There were friends and neighbors who told them they were foolish for passing on a lifetime vacation, but the local newspaper took an interest, and then the radio and TV stations began calling.

"Oh gosh, I don't know what the big fuss is all about," says Janet. "I would hope other parents would think the same way.

"Country Kitchen has a scholarship where it gives 50 cents for every hour Bill works. . . . There's already a sign-up sheet on the Country Kitchen door for Bill's new restaurant. We're Packer fans and we'll be wearing our sweatshirts for the game, but listen, my son's a good boy and he has a dream. And now he's got a chance.

"We'll watch the Super Bowl on TV. We'll get to see the replays too."

So will most of the heretics in San Diego who have been squawking for weeks because the public gets no opportunity to become part of the Super Bowl crowd in Qualcomm Stadium, which was expanded for the big game with public money.

"I had one lady call and ask for tickets on the 50-yard line," says Sandie Hughes, who manned the phones for the San Diego Super Bowl Host Committee. "I told her none were available, and she said, 'OK, how about the 55- or 60-yard line?' "

Charger fans, who have been tortured for the past year watching their team flounder, have been even more upset.
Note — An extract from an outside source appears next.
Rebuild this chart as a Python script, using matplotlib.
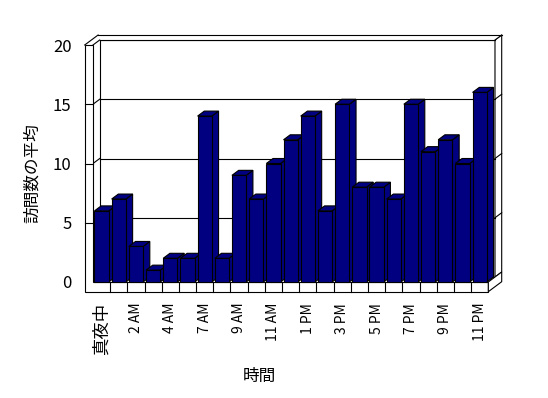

Duped into buying season tickets to watch a lackluster team in a stadium with plenty of available seats each week, they held onto the promise of maybe winning the right to buy Super Bowl tickets.

"Enough, Uncle!" wrote San Marcos' Julie Walker in a Viewpoint letter to The San Diego Union-Tribune recently. "Our Charger season tickets have a 1962 date on them. We have grumbled every time the Chargers raised prices, despite too many mediocre teams and even more mediocre coaches [except for Don Coryell and Bobby Ross]. But still we paid up. . . . But now we're spitting fire after learning that, despite being among the few season ticket holders who have hung on since 1962, we do not get to buy Super Bowl tickets, The Chargers have finally made us say uncle."